Married life is better with NFP, says couple at synod Print
State News
Written by Cindy Wooden, Catholic News Service   
Thursday, Oct. 16, 2014 -- 12:00 AM
Jeff and Alice Heinzen, Synod on Family 2014
Archbishop Joseph E. Kurtz of Louisville, Ky., president of the U.S. Conference of Catholic Bishops, talks with Jeff and Alice Heinzen of Menomonie, Wis., as they leave the morning session of the extraordinary Synod of Bishops on the family at the Vatican October 13. The couple are auditors at the synod. (CNS photo/Paul Haring)

VATICAN CITY (CNS) -- Catholic couples who ignore Church teaching on contraception "don't know what they are missing," said a U.S. couple invited to address the extraordinary Synod of Bishops on the family.

Alice and Jeff Heinzen, family life leaders in the Diocese of La Crosse, spoke at the synod October 7, urging efforts to find new ways to share its teaching about the beauty of family life.

Natural Family Planning

Although the couple has practiced Natural Family Planning (NFP) for 27 years and taught NFP -- Alice is a member of the NFP advisory board for the U.S. Conference of Catholic Bishops -- they did not speak specifically about family planning in their presentation to the synod.

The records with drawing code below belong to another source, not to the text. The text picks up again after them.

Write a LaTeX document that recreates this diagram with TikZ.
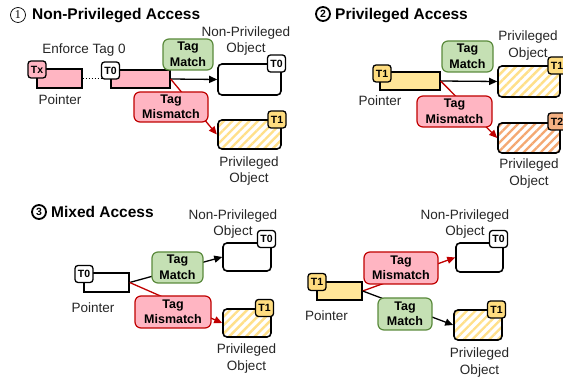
\documentclass[tikz,border=0pt]{standalone}
\usepackage{fontspec}
\setmainfont{Liberation Sans}
\newfontfamily\serifnum{Liberation Serif}
\usetikzlibrary{arrows.meta,patterns.meta}
\definecolor{pinkf}{HTML}{FFB5C2}
\definecolor{redd}{HTML}{C00000}
\definecolor{matchf}{HTML}{C5E0B4}
\definecolor{matchd}{HTML}{5A8A3C}
\definecolor{yellowf}{HTML}{FFE699}
\definecolor{yellowt}{HTML}{FFDD80}
\definecolor{yellowh}{HTML}{FFE08A}
\definecolor{orangef}{HTML}{F4B183}
\definecolor{orangeh}{HTML}{F4A872}
\begin{document}
\begin{tikzpicture}[x=1pt,y=-1pt,
  tagbox/.style={draw, rounded corners=3pt, line width=1.3pt, minimum width=18pt, minimum height=17pt, inner sep=0pt, font=\bfseries\fontsize{10.5}{11}\selectfont},
  ptrbox/.style={draw, line width=1.3pt, inner sep=0pt},
  objbox/.style={draw, rounded corners=4pt, line width=1.6pt, inner sep=0pt, fill=white},
  hatchy/.style={draw, rounded corners=4pt, line width=1.6pt, inner sep=0pt, preaction={fill=white}, pattern={Lines[angle=45,distance=6pt,line width=2.4pt]}, pattern color=yellowh},
  hatcho/.style={draw, rounded corners=4pt, line width=1.6pt, inner sep=0pt, preaction={fill=white}, pattern={Lines[angle=45,distance=6pt,line width=2.4pt]}, pattern color=orangeh},
  lblbox/.style={rounded corners=6pt, line width=1.2pt, align=center, inner sep=0pt, font=\bfseries\fontsize{12.5}{15.5}\selectfont},
  matchbox/.style={lblbox, draw=matchd, fill=matchf},
  misbox/.style={lblbox, draw=redd, fill=pinkf},
  txt/.style={align=center, inner sep=0pt, text=black!85, font=\fontsize{13.5}{16.5}\selectfont},
  title/.style={anchor=base west, inner sep=0pt, font=\bfseries\fontsize{15.5}{18}\selectfont},
  numc/.style={circle, draw, inner sep=0pt, minimum size=14pt},
  arr/.style={line width=1.3pt, -{Triangle[length=8pt,width=7pt]}},
  redarr/.style={arr, draw=redd, color=redd}
]
\useasboundingbox (0,0) rectangle (563,379);

% ---------- titles ----------
\node[numc, line width=0.7pt, minimum size=15pt, font=\serifnum\fontsize{12}{12}\selectfont] (c1) at (18,15) {1};
\node[title] (ti1) at (32,19.5) {Non-Privileged Access};
\node[numc, line width=1.8pt, font=\bfseries\fontsize{10.5}{11}\selectfont] (c2) at (323,14) {2};
\node[title] (ti2) at (335,19.5) {Privileged Access};
\node[numc, line width=1.8pt, font=\bfseries\fontsize{10.5}{11}\selectfont] (c3) at (39,212) {3};
\node[title] (ti3) at (51,218) {Mixed Access};

% ---------- panel 1 ----------
\node[txt] (en1) at (84,50) {Enforce Tag 0};
\node[ptrbox, fill=pinkf, minimum width=45pt, minimum height=19pt] (p1a) at (59.5,78.5) {};
\node[tagbox, fill=pinkf] (tx1) at (37,69.5) {Tx};
\node[txt] (pt1) at (60,100) {Pointer};
\node[ptrbox, fill=pinkf, minimum width=59pt, minimum height=18pt] (p1b) at (140.5,79) {};
\node[tagbox, fill=white] (t01) at (110.5,70.5) {T0};
\draw[line width=1pt, dotted] (p1a.east) -- (p1a.east -| t01.west);
\node[objbox, minimum width=63pt, minimum height=31pt] (o1a) at (249.5,79.5) {};
\node[tagbox, fill=white] (o1at) at (276.5,63.5) {T0};
\node[txt] (l1a) at (246,41) {Non-Privileged\\Object};
\node[hatchy, minimum width=63pt, minimum height=29pt] (o1b) at (249.5,134.5) {};
\node[tagbox, fill=yellowt] (o1bt) at (277,119.5) {T1};
\node[txt] (l1b) at (249,171) {Privileged\\Object};
\draw[arr] (p1b.east) -- (o1a.west);
\draw[redarr] (p1b.east) -- (o1b.west);
\node[matchbox, minimum width=50pt, minimum height=31pt] (m1) at (188,54.5) {Tag\\Match};
\node[misbox, minimum width=74pt, minimum height=30pt] (mm1) at (171,107) {Tag\\Mismatch};

% ---------- panel 2 ----------
\node[ptrbox, fill=yellowf, minimum width=60pt, minimum height=18pt] (p2) at (410,81) {};
\node[tagbox, fill=yellowt] (t2) at (382,73.5) {T1};
\node[txt] (pt2) at (380,101) {Pointer};
\node[hatchy, minimum width=62pt, minimum height=31pt] (o2a) at (529,81.5) {};
\node[tagbox, fill=yellowt] (o2at) at (557,65.5) {T1};
\node[txt] (l2a) at (528,45.5) {Privileged\\Object};
\node[hatcho, minimum width=62pt, minimum height=30pt] (o2b) at (529,138) {};
\node[tagbox, fill=orangef] (o2bt) at (557,121.5) {T2};
\node[txt] (l2b) at (529,173.5) {Privileged\\Object};
\draw[arr] (p2.east) -- (o2a.west);
\draw[redarr] (p2.east) -- (o2b.west);
\node[matchbox, minimum width=51pt, minimum height=31pt] (m2) at (467.5,56.5) {Tag\\Match};
\node[misbox, minimum width=75pt, minimum height=31pt] (mm2) at (454.5,111.5) {Tag\\Mismatch};

% ---------- panel 3 ----------
\node[ptrbox, fill=white, minimum width=45pt, minimum height=19pt] (p3) at (106.5,282.5) {};
\node[tagbox, fill=white] (t3) at (84,274) {T0};
\node[txt] (pt3) at (93,308) {Pointer};
\node[objbox, minimum width=48pt, minimum height=28pt] (o3a) at (247,257) {};
\node[tagbox, fill=white] (o3at) at (266.5,239) {T0};
\node[txt] (l3a) at (233,224) {Non-Privileged\\Object};
\node[hatchy, minimum width=48pt, minimum height=28pt] (o3b) at (247,323) {};
\node[tagbox, fill=yellowt] (o3bt) at (264.5,308) {T1};
\node[txt] (l3b) at (246.5,358.5) {Privileged\\Object};
\draw[arr] (p3.east) -- (o3a.west);
\draw[redarr] (p3.east) -- (o3b.west);
\node[matchbox, minimum width=51pt, minimum height=31pt] (m3) at (177.5,267.5) {Tag\\Match};
\node[misbox, minimum width=76pt, minimum height=32pt] (mm3) at (173,312) {Tag\\Mismatch};

% ---------- panel 4 ----------
\node[ptrbox, fill=yellowf, minimum width=45pt, minimum height=18pt] (p4) at (339.5,291) {};
\node[tagbox, fill=yellowt] (t4) at (317,282) {T1};
\node[txt] (pt4) at (326.5,316) {Pointer};
\node[objbox, minimum width=47pt, minimum height=29pt] (o4a) at (479.5,257.5) {};
\node[tagbox, fill=white] (o4at) at (498.5,239) {T0};
\node[txt] (l4a) at (465,224) {Non-Privileged\\Object};
\node[hatchy, minimum width=48pt, minimum height=30pt] (o4b) at (478,325) {};
\node[tagbox, fill=yellowt] (o4bt) at (496.5,309.5) {T1};
\node[txt] (l4b) at (479.5,362.5) {Privileged\\Object};
\draw[redarr] (p4.east) -- (o4a.west);
\draw[arr] (p4.east) -- (o4b.west);
\node[misbox, minimum width=74pt, minimum height=32pt] (mm4) at (401,268) {Tag\\Mismatch};
\node[matchbox, minimum width=54pt, minimum height=32pt] (m4) at (405,314) {Tag\\Match};
\end{tikzpicture}
\end{document}
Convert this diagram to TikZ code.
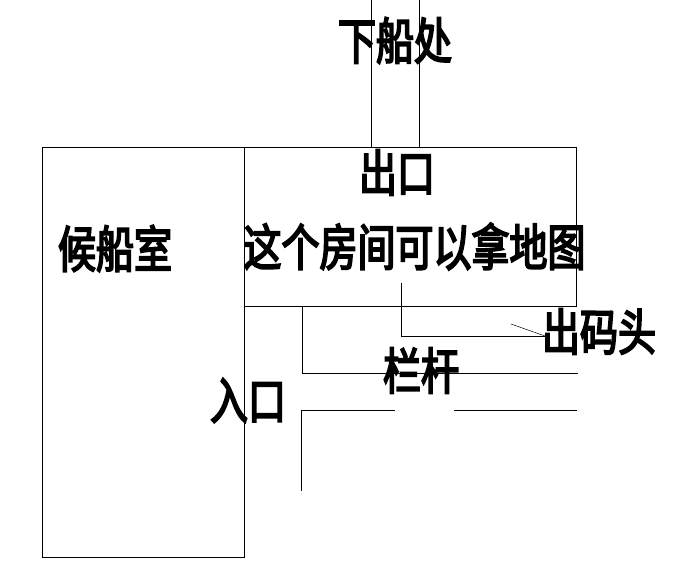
\documentclass[tikz,border=0pt]{standalone}
\usepackage{fontspec}
\newfontfamily\cjk{Noto Sans CJK SC}[FakeStretch=0.76,FakeBold=3.5]
\tikzset{lbl/.style={inner sep=0pt,font=\cjk\fontsize{50}{50}\selectfont},
ln/.style={line width=0.75pt,black}}
\begin{document}
\begin{tikzpicture}[x=1pt,y=-1pt]
\useasboundingbox (0,0) rectangle (680,578);
\coordinate (a1) at (371,0); \coordinate (a2) at (371,147.5);
\coordinate (b1) at (419,0); \coordinate (b2) at (419,147.5);
\draw[ln] (a1)--(a2);
\draw[ln] (b1)--(b2);
\draw[ln] (42,147.5) rectangle (244,557);
\draw[ln] (244,147.5) rectangle (576.5,306);
\draw[ln] (401.5,283)--(401.5,336)--(545,336);
\draw[line width=0.5pt] (511,324)--(545,336);
\draw[ln] (302.5,306)--(302.5,373)--(578,373);
\draw[ln] (301,491)--(301,410)--(395,410);
\draw[ln] (454,410)--(577,410);
\node[lbl] (n1) at (395,40.5) {下船处};
\node[lbl] (n2) at (397,172.5) {出口};
\node[lbl] (n3) at (115,248.5) {候船室};
\node[lbl] (n4) at (414.5,246.5) {这个房间可以拿地图};
\node[lbl] (n5) at (599,331.5) {出码头};
\node[lbl] (n6) at (421,370.5) {栏杆};
\node[lbl] (n7) at (248,400.5) {入口};
\end{tikzpicture}
\end{document}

However, in an interview with Catholic News Service, the couple said Church teaching about married sexuality, openness to life, and against the use of artificial contraception is clearly a place where new ways of presenting the message are needed.


The good news, they said, is that Natural Family Planning is good for a marriage, good for one’s health, and good for the environment.

"Natural Family Planning is really a skill set that allows you to maintain your vow of openness to life," Alice said. “When you look at other things, like being faithful to one another, if you're going to be faithful you better have the skill of conflict resolution so that you can work things out. If you’re going to stay permanently married forever, well then you better be able to forgive one another. That's another skill set."

Becomes part of lifestyle

Once it became "part of our lifestyle, then it was pretty amazing because it led to a mastery for myself of my own human sexuality," Jeff said, "and for Alice, it really ended up bringing a higher level of trust because I think that for so long women have been taught to be the gatekeepers and men to be the demanders. And it completely changed everything."

NFP courses in the United States are attracting more and more people interested in the methods simply because they are natural, not for religious reasons, Alice said. "However, after they start practicing and charting and discussing, they notice a shift in their relationship, they notice a deepening of their conversation."

When that happens, she said, instructors can point out: "This is God's plan. When you allow him into this whole process, how can you not expect more joy, how can you not expect things to be better between you?"

Alice said their friends and even their three children noticed how it affected their relationship, keeping it fresh and vibrant.

If a couple can speak openly about their fertility and talk about when or when not to have sex, Jeff said, "well, the checkbook looks pretty easy, and the finances aren’t such a big deal."

The Church is teaching truth, Jeff said, but sometimes it does not "package" it to sell. "It's a consistent product; all we have to do is figure out how we are going to deliver this to the population, especially to our young adults today."

Commenting on the synod discussions, including differing views on how the Church should respond to those who do not follow Church teaching on marriage and family life, both of the Heinzens said they are encouraged by the attention the Church is giving to the issues.

"This is a new age; this is a new way of addressing the crises that are identified" in the synod working document, Alice said. "We're discussing them, we're wrestling with them -- that is hope."

Jeff said he is impressed that Pope Francis "has cleared his calendar to be in this room every day. Cleared his calendar. Not, 'Well, I can be here on Monday, and then I can make an appointment on Tuesday afternoon.' No, he's here all the time."